Sunday, May 17, 2015

Rest in Peace Bergamot

I lost a good hen yesterday. Bergamot was a sweet tempered Muran that laid beautiful darker brown eggs. She was three this spring.

I like the idea of an "urban farmer" but I realized there is one crucial element of having any sort of animals that I do not possess. I am not able to kill. The sad reality is that I knew she was not doing well for several months and she should have been culled to put her out of her misery. But I could not do it.

I was raised around hunters and have many memories of my dad and his cousin dressing deer in the shed after a successful morning. One very fond memory of deer brains plopping out of the top of a deer skull and a barn cat eating the warm organ. The texture reminded me of what the bottom of pizza looks like when you take off the toppings and lick off the sauce. Yummy.

I would ask my dad if he "caught a deer" and he would reply he did not catch it but killed it. It never stuck and often I would ask if he caught one after being out. Maybe I didn't want to make the connection between my dad being out, a dead deer and the delicious meat that was in our freezer.

It was the same way with fishing. My sister and I would reluctantly go with my dad but there was no way I was a) touching the worm or b) touching the fish that ate the worm! I thought I was pretty good a fishing since my worm always go eaten but I never wanted anything to do with the fish on the end.
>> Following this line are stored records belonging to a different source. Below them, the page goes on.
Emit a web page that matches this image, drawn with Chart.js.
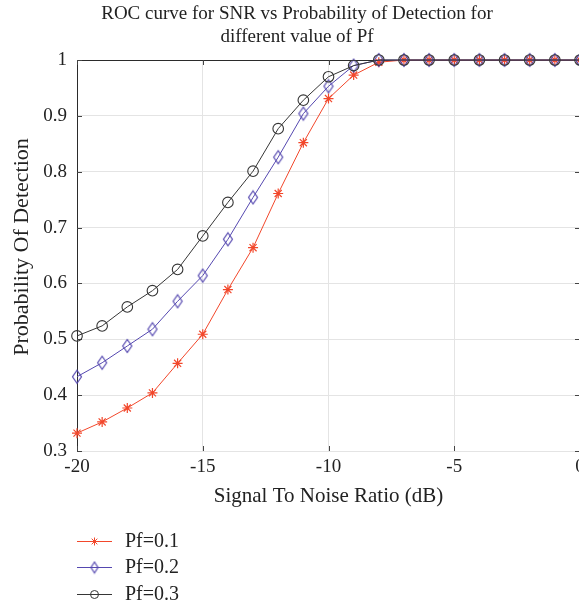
<!DOCTYPE html>
<html>
<head>
<meta charset="utf-8">
<script src="https://cdn.jsdelivr.net/npm/chart.js@4.4.0/dist/chart.umd.min.js"></script>
<style>
html,body{margin:0;padding:0;overflow:hidden;background:#fff;width:579px;height:604px;}
#wrap{position:relative;width:620px;height:604px;}
</style>
</head>
<body>
<div id="wrap"><canvas id="c" width="620" height="604"></canvas></div>
<script>
// ---- data ----
const snr = [-20,-19,-18,-17,-16,-15,-14,-13,-12,-11,-10,-9,-8,-7,-6,-5,-4,-3,-2,-1,0];
const pf01 = [0.332,0.352,0.377,0.404,0.457,0.509,0.589,0.664,0.761,0.852,0.931,0.973,0.996,1,1,1,1,1,1,1,1];
const pf02 = [0.433,0.458,0.488,0.518,0.568,0.614,0.679,0.754,0.826,0.904,0.953,0.990,1,1,1,1,1,1,1,1,1];
const pf03 = [0.506,0.524,0.558,0.587,0.625,0.685,0.745,0.801,0.877,0.928,0.970,0.990,1,1,1,1,1,1,1,1,1];
const seriesNames = ['Pf=0.1','Pf=0.2','Pf=0.3'];
const xTicks = [-20,-15,-10,-5,0];
const xTickLabels = ['-20','-15','-10','-5','0'];
const yTicks = [0.3,0.4,0.5,0.6,0.7,0.8,0.9,1];
const yTickLabels = ['0.3','0.4','0.5','0.6','0.7','0.8','0.9','1'];
const titleLines = ['ROC curve for SNR vs Probability of Detection for','different value of Pf'];
const xTitle = 'Signal To Noise Ratio (dB)';
const yTitle = 'Probability Of Detection';

const RED = '#f2472b', BLUE = '#5548b0', BLACK = '#363636';
const FONT = '"Liberation Serif", "DejaVu Serif", serif';

function diamondCanvas(w, h, color, lw){
  const c = document.createElement('canvas');
  c.width = w + 3; c.height = h + 3;
  const g = c.getContext('2d');
  g.strokeStyle = color; g.lineWidth = lw;
  const cx = c.width/2, cy = c.height/2;
  g.beginPath();
  g.moveTo(cx, cy - h/2); g.lineTo(cx + w/2, cy); g.lineTo(cx, cy + h/2); g.lineTo(cx - w/2, cy); g.closePath();
  g.stroke();
  return c;
}
const diamond = diamondCanvas(9, 13, BLUE, 1.2);
const diamondSmall = diamondCanvas(7, 11, BLUE, 1.2);

function pts(arr){ return snr.map((x,i)=>({x:x, y:arr[i]})); }

const frame = {
  id:'frame',
  beforeDatasetsDraw(chart){
    const {ctx, chartArea:a} = chart;
    ctx.save();
    ctx.strokeStyle = '#2b2b2b'; ctx.lineWidth = 1;
    ctx.beginPath(); ctx.moveTo(a.left, a.top+0.5); ctx.lineTo(a.right, a.top+0.5); ctx.stroke();
    ctx.beginPath(); ctx.moveTo(a.right+0.5, a.top); ctx.lineTo(a.right+0.5, a.bottom); ctx.stroke();
    const xs = chart.scales.x, ys = chart.scales.y;
    ctx.strokeStyle = '#444';
    xTicks.forEach(v=>{
      const px = Math.round(xs.getPixelForValue(v))+0.5;
      ctx.beginPath(); ctx.moveTo(px, a.bottom); ctx.lineTo(px, a.bottom-5); ctx.stroke();
      ctx.beginPath(); ctx.moveTo(px, a.top); ctx.lineTo(px, a.top+5); ctx.stroke();
    });
    yTicks.forEach(v=>{
      const py = Math.round(ys.getPixelForValue(v))+0.5;
      ctx.beginPath(); ctx.moveTo(a.left, py); ctx.lineTo(a.left+5, py); ctx.stroke();
      ctx.beginPath(); ctx.moveTo(a.right, py); ctx.lineTo(a.right-5, py); ctx.stroke();
    });
    ctx.restore();
  },
  afterDraw(chart){
    const ctx = chart.ctx;
    ctx.save();
    ctx.fillStyle = '#222';
    ctx.font = '19px ' + FONT;
    ctx.textAlign = 'center'; ctx.textBaseline = 'middle';
    titleLines.forEach((t,i)=> ctx.fillText(t, 297, 14 + i*23));
    // y axis title
    ctx.save();
    ctx.translate(22, 247);
    ctx.rotate(-Math.PI/2);
    ctx.font = '22px ' + FONT;
    ctx.fillText(yTitle, 0, 0);
    ctx.restore();
    // legend
    const rows = [541, 567, 594];
    const ds = chart.data.datasets;
    ctx.textAlign = 'left';
    ctx.font = '20px ' + FONT;
    ds.forEach((d,i)=>{
      const y = rows[i];
      ctx.strokeStyle = d.borderColor; ctx.lineWidth = 1;
      ctx.beginPath(); ctx.moveTo(77, y+0.5); ctx.lineTo(112, y+0.5); ctx.stroke();
      const cx = 94.5;
      if (i === 0){
        const r = 4;
        ctx.beginPath();
        for (let k=0;k<4;k++){
          const ang = k*Math.PI/4;
          ctx.moveTo(cx - r*Math.cos(ang), y + 0.5 - r*Math.sin(ang));
          ctx.lineTo(cx + r*Math.cos(ang), y + 0.5 + r*Math.sin(ang));
        }
        ctx.stroke();
      } else if (i === 1){
        ctx.drawImage(diamondSmall, cx - diamondSmall.width/2, y - diamondSmall.height/2 + 0.5);
      } else {
        ctx.beginPath(); ctx.arc(cx, y+0.5, 4, 0, Math.PI*2); ctx.stroke();
      }
      ctx.fillStyle = '#222';
      ctx.fillText(seriesNames[i], 125, y + 1);
    });
    ctx.restore();
  }
};

new Chart(document.getElementById('c'), {
  type:'line',
  data:{
    datasets:[
      {label:seriesNames[0], data:pts(pf01), borderColor:RED, backgroundColor:'rgba(0,0,0,0)', borderWidth:1,
       pointStyle:'star', pointRadius:5, pointBorderColor:RED, pointBorderWidth:1.2, tension:0, clip:false, order:2},
      {label:seriesNames[1], data:pts(pf02), borderColor:BLUE, backgroundColor:'rgba(0,0,0,0)', borderWidth:1,
       pointStyle:diamond, pointRadius:6, tension:0, clip:false, order:1},
      {label:seriesNames[2], data:pts(pf03), borderColor:BLACK, backgroundColor:'rgba(0,0,0,0)', borderWidth:1,
       pointStyle:'circle', pointRadius:5.3, pointBorderColor:BLACK, pointBackgroundColor:'rgba(0,0,0,0)', pointBorderWidth:1.1, tension:0, clip:false, order:0}
    ]
  },
  options:{
    responsive:false,
    animation:false,
    events:[],
    layout:{padding:{left:0, right:40, top:60, bottom:95}},
    plugins:{legend:{display:false}, title:{display:false}, tooltip:{enabled:false}},
    scales:{
      x:{
        type:'linear', min:-20, max:0,
        afterBuildTicks(s){ s.ticks = xTicks.map(v=>({value:v})); },
        afterFit(s){ s.height = 58; },
        ticks:{ callback:(v)=> xTickLabels[xTicks.indexOf(v)], color:'#222', font:{family:FONT, size:19}, padding:5, maxRotation:0, autoSkip:false },
        grid:{ color:'#e4e4e4', drawTicks:false, lineWidth:1 },
        border:{ display:true, color:'#e4e4e4' },
        title:{ display:true, text:xTitle, color:'#222', font:{family:FONT, size:21, lineHeight:1}, padding:{top:0,bottom:2} }
      },
      y:{
        type:'linear', min:0.3, max:1,
        afterBuildTicks(s){ s.ticks = yTicks.map(v=>({value:v})); },
        afterFit(s){ s.width = 77; },
        ticks:{ callback:(v)=> yTickLabels[yTicks.findIndex(t=>Math.abs(t-v)<1e-9)], color:'#222', font:{family:FONT, size:19}, padding:10, autoSkip:false },
        grid:{ color:'#e4e4e4', drawTicks:false, lineWidth:1 },
        border:{ display:true, color:'#2b2b2b' },
        title:{ display:false }
      }
    }
  },
  plugins:[frame]
});
</script>
</body>
</html>
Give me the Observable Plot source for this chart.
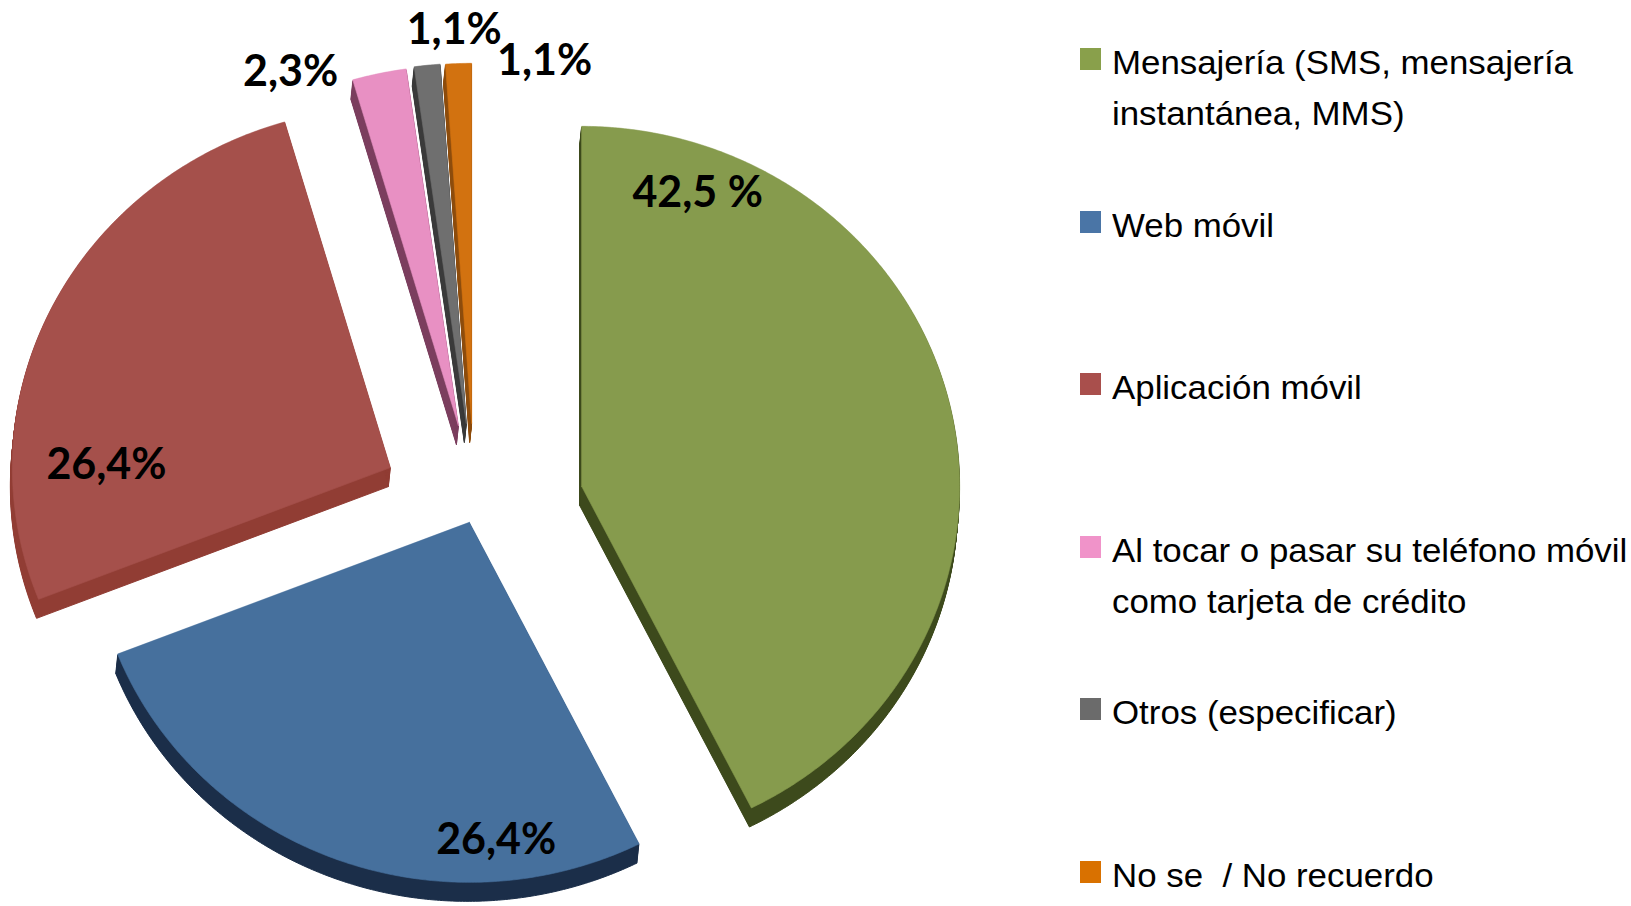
<!DOCTYPE html>
<html>
<head>
<meta charset="utf-8">
<script src="https://cdn.jsdelivr.net/npm/d3@7"></script>
<script src="https://cdn.jsdelivr.net/npm/@observablehq/plot@0.6"></script>
<style>
  html, body { margin: 0; padding: 0; background: #ffffff; }
  #wrap { position: relative; width: 1631px; height: 906px; overflow: hidden; background: #fff; }
  #chart { position: absolute; left: 0; top: 0; }
  #legend { position: absolute; left: 1080px; top: 0; width: 551px; height: 906px; }
  .item { position: absolute; left: 0; display: flex; align-items: flex-start; }
  .sw { width: 21px; height: 22px; margin-top: 11px; flex: none; }
  .lab { margin-left: 11px; font-size: 34px; line-height: 51px; white-space: pre; color: #000;
         transform-origin: 0 0; font-family: 'Liberation Sans', Arial, sans-serif; transform: scaleX(1.025); }
</style>
</head>
<body>
<div id="wrap">
  <div id="chart"></div>
  <div id="legend"></div>
</div>
<script>
// ---------------- data ----------------
const categories = [
  "Mensajería (SMS, mensajería\ninstantánea, MMS)",
  "Web móvil",
  "Aplicación móvil",
  "Al tocar o pasar su teléfono móvil\ncomo tarjeta de crédito",
  "Otros (especificar)",
  "No se  / No recuerdo"
];
const values = [42.5, 26.4, 26.4, 2.3, 1.1, 1.1];
const valueLabels = ["42,5 %", "26,4%", "26,4%", "2,3%", "1,1%", "1,1%"];

// ---------------- style / layout ----------------
const faceColors   = ["#869b4d", "#46709d", "#a5504b", "#e890c3", "#6f6f6f", "#d27210"];
const sideColors   = ["#3d4a1c", "#1b2e49", "#913d34", "#7b3e5e", "#3a3a3a", "#8d4c0c"];
const legendColors = ["#89a04b", "#4a75a6", "#a94f4c", "#f093c9", "#6b6b6b", "#d97100"];
// explode offset of each slice (in radius units; v points up)
const explode = [[0.294, -0.044], [-0.003, -0.144], [-0.212, 0.008], [-0.032, 0.125], [-0.011, 0.131], [0.003, 0.131]];
// label anchor relative to the slice apex (radius units)
const labelOffset = [[0.307, 0.814], [0.071, -0.883], [-0.751, 0.008], [-0.444, 0.981], [-0.032, 1.092], [0.193, 1.006]];

const W = 1040, H = 906, CX = 470, CY = 470, RX = 378, RY = 360;
const DEPTH = 19, SLANT = -2;

const rows = categories.map((c, i) => ({category: c, value: values[i], label: valueLabels[i], i}));
const arcs = d3.pie().sort(null).value(d => d.value).startAngle(0).endAngle(2 * Math.PI)(rows);

function slicePoints(a) {
  const i = a.data.i;
  const [ox, oy] = explode[i];
  const pts = [{u: ox, v: oy}];
  const n = Math.max(2, Math.ceil((a.endAngle - a.startAngle) / (Math.PI / 360)));
  for (let k = 0; k <= n; k++) {
    const t = a.startAngle + (a.endAngle - a.startAngle) * k / n;
    pts.push({u: ox + Math.sin(t), v: oy + Math.cos(t)});
  }
  pts.push({u: ox, v: oy});
  return pts;
}

const marks = [];
// extruded sides (drawn first)
for (const a of arcs) {
  const pts = slicePoints(a);
  const c = sideColors[a.data.i];
  for (let d = 1; d <= DEPTH; d++) {
    marks.push(Plot.line(pts, {x: "u", y: "v", fill: c, stroke: c, strokeWidth: 1, dx: SLANT * d / DEPTH, dy: d, curve: "linear"}));
  }
}
// top faces
for (const a of arcs) {
  const pts = slicePoints(a);
  marks.push(Plot.line(pts, {x: "u", y: "v", fill: faceColors[a.data.i], stroke: faceColors[a.data.i], strokeWidth: 0.6, curve: "linear"}));
}
// value labels
const labelRows = arcs.map(a => ({
  u: explode[a.data.i][0] + labelOffset[a.data.i][0],
  v: explode[a.data.i][1] + labelOffset[a.data.i][1],
  label: a.data.label
}));
marks.push(Plot.text(labelRows, {x: "u", y: "v", text: "label", fontSize: 43, fontWeight: "bold", fontFamily: "Lato, 'Open Sans', sans-serif", fill: "#000"}));

const plot = Plot.plot({
  width: W,
  height: H,
  margin: 0,
  x: {domain: [-CX / RX, (W - CX) / RX], axis: null},
  y: {domain: [-(H - CY) / RY, CY / RY], axis: null},
  style: {background: "transparent", overflow: "visible"},
  marks
});
document.getElementById("chart").appendChild(plot);

// ---------------- legend ----------------
const legend = document.getElementById("legend");
const PITCH = 162.6, FIRST_TOP = 37;
categories.forEach((c, i) => {
  const item = document.createElement("div");
  item.className = "item";
  item.style.top = (FIRST_TOP + i * PITCH) + "px";
  const sw = document.createElement("div");
  sw.className = "sw";
  sw.style.background = legendColors[i];
  const lab = document.createElement("div");
  lab.className = "lab";
  lab.textContent = c;
  item.appendChild(sw);
  item.appendChild(lab);
  legend.appendChild(item);
});
</script>
</body>
</html>
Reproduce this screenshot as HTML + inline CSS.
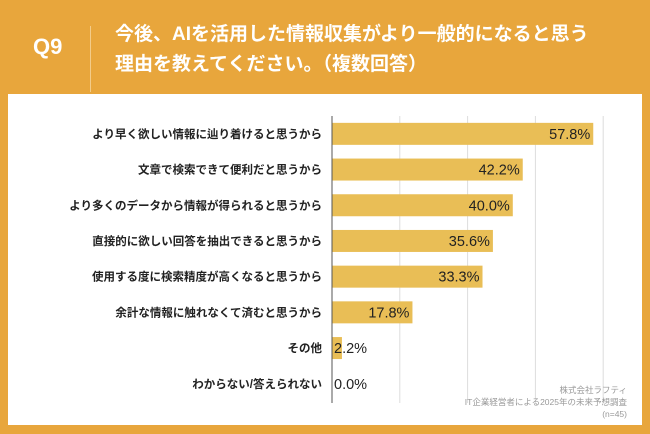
<!DOCTYPE html>
<html><head><meta charset="utf-8"><style>
body{margin:0;width:650px;height:434px;background:#E8A63C;font-family:"Liberation Sans","Noto Sans CJK JP",sans-serif;position:relative;overflow:hidden}
#panel{position:absolute;left:8px;top:94px;width:634px;height:331px;background:#fff}
.t{position:absolute;color:#fff;font-weight:bold}
</style></head><body>
<div class="t" style="left:33px;top:34px;font-size:22px">Q9</div>
<div style="position:absolute;left:90px;top:26px;width:1px;height:66px;background:#f3cc8a"></div>
<div class="t" style="left:115px;top:20px;font-size:19px;line-height:30px">今後、AIを活用した情報収集がより一般的になると思う<br>理由を教えてください。（複数回答）</div>
<div id="panel"></div>
<svg id="chart" width="650" height="434" style="position:absolute;left:0;top:0"></svg>
<div style="position:absolute;left:8px;top:405px;color:#fff;font-weight:bold;font-size:13px">⚲ リサピー</div>
<div style="position:absolute;right:23px;top:384px;text-align:right;color:#999;font-size:8.5px;line-height:12px">株式会社ラフティ<br>IT企業経営者による2025年の未来予想調査<br>(n=45)</div>
<script>
const categories=["より早く欲しい情報に辿り着けると思うから","文章で検索できて便利だと思うから","より多くのデータから情報が得られると思うから","直接的に欲しい回答を抽出できると思うから","使用する度に検索精度が高くなると思うから","余計な情報に触れなくて済むと思うから","その他","わからない/答えられない"];
const values=[57.8,42.2,40.0,35.6,33.3,17.8,2.2,0.0];
const gridTicks=[15,30,45,60];
const svg=document.getElementById('chart');const NS='http://www.w3.org/2000/svg';
const x0=332,pxPer=4.52,y0=116,step=35.7,bh=22;
const xs=v=>x0+v*pxPer;
function mk(t,a){const e=document.createElementNS(NS,t);for(const k in a)e.setAttribute(k,a[k]);svg.appendChild(e);return e;}
gridTicks.forEach(t=>{const l=mk('line',{x1:xs(t),x2:xs(t),y1:116,y2:403,stroke:'#ddd','stroke-width':1});

});
values.forEach((v,i)=>{const yc=y0+step*i+step/2;
const r=mk('rect',{x:x0,y:yc-bh/2,width:v*pxPer,height:bh,fill:'#E9BE56'});


const lab=mk('text',{x:322,y:yc+4,'text-anchor':'end','font-size':11.5,'font-weight':'bold',fill:'#222'});lab.textContent=categories[i];


const big=v>10;const vl=mk('text',{x:big?xs(v)-3:x0+2,y:yc+5,'text-anchor':big?'end':'start','font-size':14.5,fill:'#222'});vl.textContent=v.toFixed(1)+'%';

});
const ax=mk('line',{x1:x0,x2:x0,y1:116,y2:403,stroke:'#555','stroke-width':1});


</script>
</body></html>
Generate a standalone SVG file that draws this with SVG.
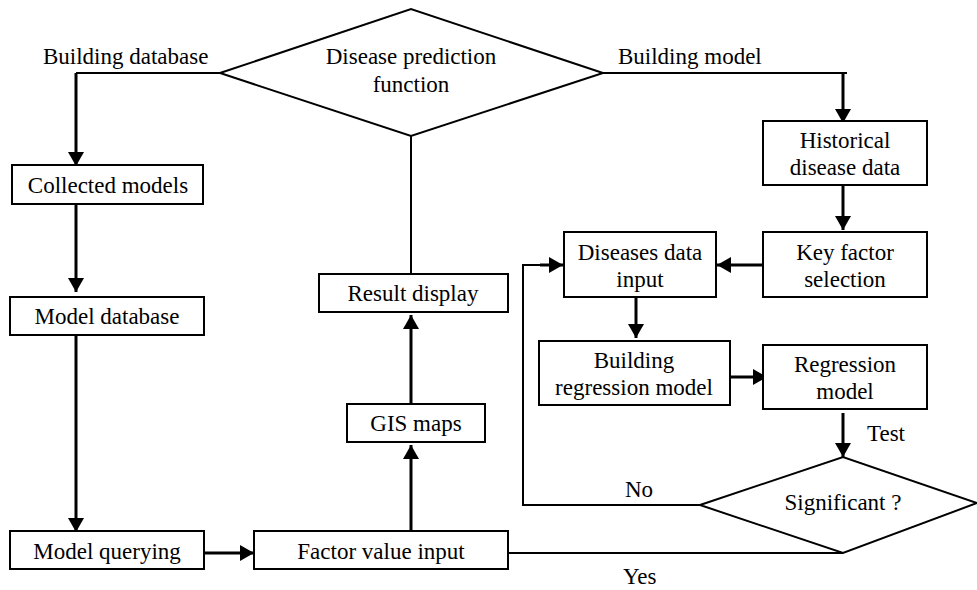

All my life I either saw animals alive or dead but not in the in between stage. That thin line between this world and the next. From movies that thin line was filled with suffering before it ended. It was violent, painful, scary. In real life that thin line is also filled with those things and we all hope for the opposite. We hope for peace and a quiet ending. I do not want to be a part of that thin line since the stakes are high that peace is not the way it will happen.

I am grateful Bergamot went quietly. I sensed something was happening yesterday afternoon while we were washing strawberries. She was poking around the shed by the dirt. She laid down like she always did but something was off. When I peaked out a few minutes later her head rested on her breast in such a way that I knew she had crossed over. So quick. In an instant. Life. Death. She was a good chicken.

Thanks for the eggs and the enjoyment of watching you poke around the backyard. I am glad you got to see some snow this winter.